Позже я все обдумал и не одобрил это чудотворство. Оно извратило то, ради чего я пришел, любовь перестала быть бескорыстной, превратилась в услугу. Не говоря уж о том, что открылось мне утром на суде: никто из тех, для кого я творил чудеса, не испытывает ко мне ни малейшей благодарности, они горько попрекают меня чудесами – все, даже новобрачные из Каны.

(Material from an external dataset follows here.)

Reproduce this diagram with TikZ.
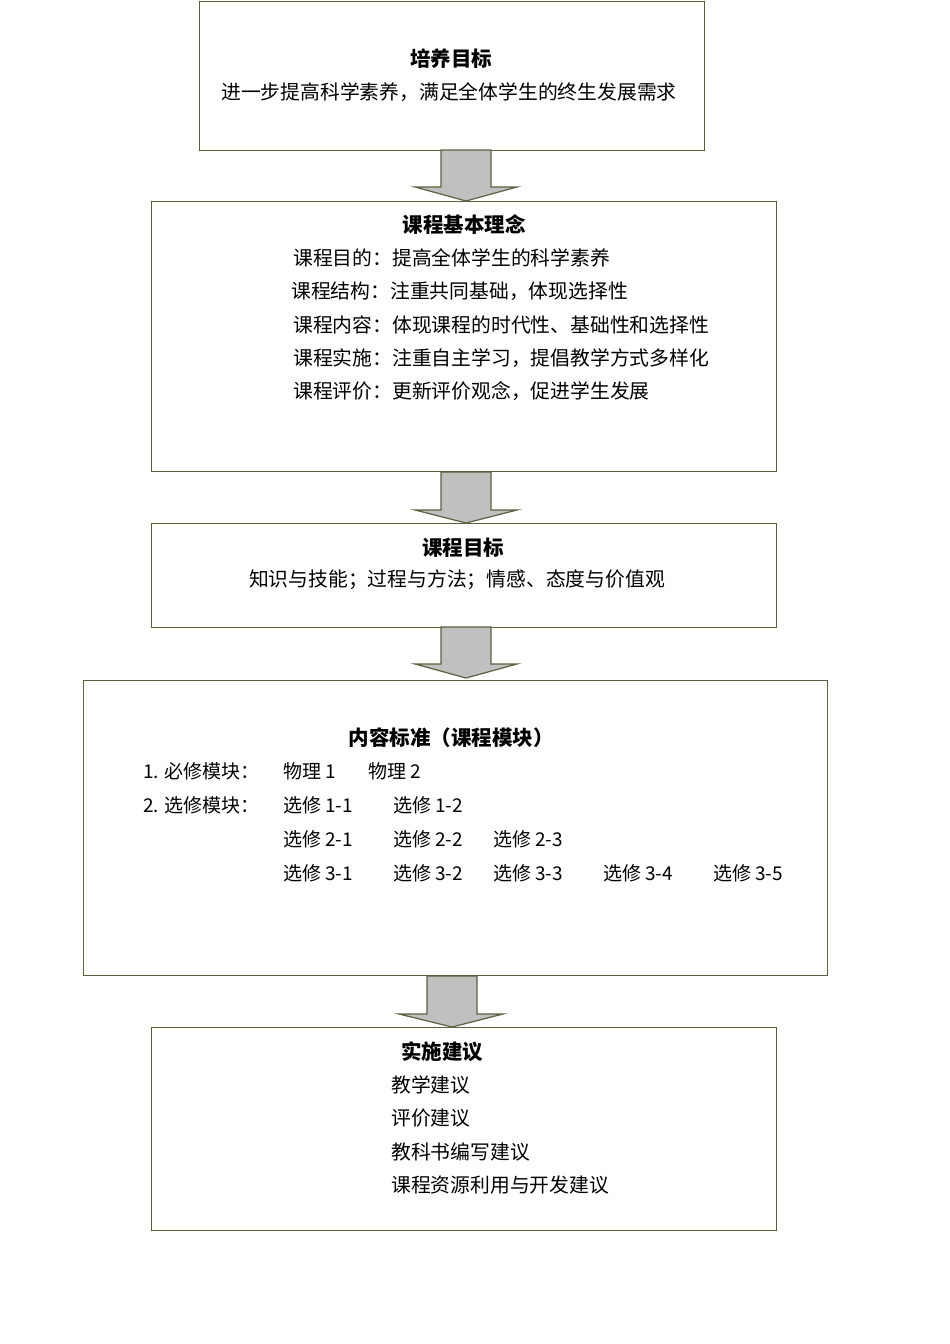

Не хочу вспоминать об этом. Хочу помнить только веселье в Кане, наше невинное счастье, когда мы пили вино, взявшееся ниоткуда, этот чистый первый хмель. Он чего‑то стоит только в компании. В тот вечер в Кане мы захмелели все, лучше некуда. Да, мать была навеселе, и ей это шло. После смерти Иосифа я редко видел ее счастливой. Мать плясала, я плясал с ней, с моей матушкой, я ее так люблю. Мой хмель говорил ей, что я ее люблю, и я чувствовал ее невысказанный ответ – сынок, я знаю, что с тобой связано что‑то особенное, подозреваю, что однажды это станет проблемой, но сейчас я просто горжусь тобой и счастлива, что пью доброе вино, которое ты нам сотворил своим волшебством.

В тот вечер я был пьян, и это был святой хмель. До воплощения я ничего не весил. Парадокс, но чтобы познать легкость, надо иметь вес. Винные пары освобождают от тяжести – кажется, что сейчас взлетишь. Дух не летает, он беспрепятственно перемещается, это совсем другое. У птиц есть тело, их взлет сродни победе. Не устану повторять: лучшее, что может быть, – это иметь тело.

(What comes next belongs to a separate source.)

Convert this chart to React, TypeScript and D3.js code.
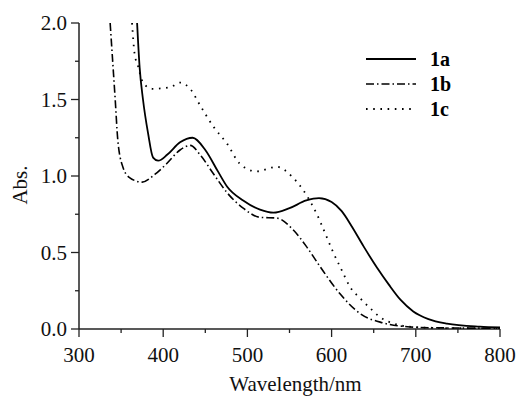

Боюсь, завтра, когда тело мое будут истязать, я стану думать иначе. Но стоит ли из‑за этого отвергать открытия, которые оно мне принесло? Через тело я познал величайшие радости жизни. Надо ли уточнять, что ни душа моя, ни ум не остались в стороне?

Чудеса мои тоже получались через тело. То, что я называю оболочкой, физической природы. Чтобы до нее добраться, нужно на какое‑то время устранить дух. Я никогда не был другим человеком, только самим собой, но твердо убежден, что этой силой наделен каждый. Прибегают к ней крайне редко по единственной причине: ею страшно трудно пользоваться. Требуется мужество и сила, чтобы отключиться от духа, и это не метафора. Кому‑то это удавалось до меня, кому‑то удастся после меня.

О времени мне известно то же, что о собственной судьбе: я знаю Τι, но не знаю Πώς. Имена относятся к Πώς, а потому мне неведомо имя будущего писателя, который скажет: “Самое глубокое в человеке – это кожа”[3]. Он будет в шаге от откровения, но в любом случае даже те, кто станет его славить, не поймут, насколько конкретны эти слова.

Это не собственно кожа, это прямо под ней. Там обитает всесилие.


[3] Поль Валери. Навязчивая идея, или Двое у моря (1931). (Здесь и далее – прим. перев.)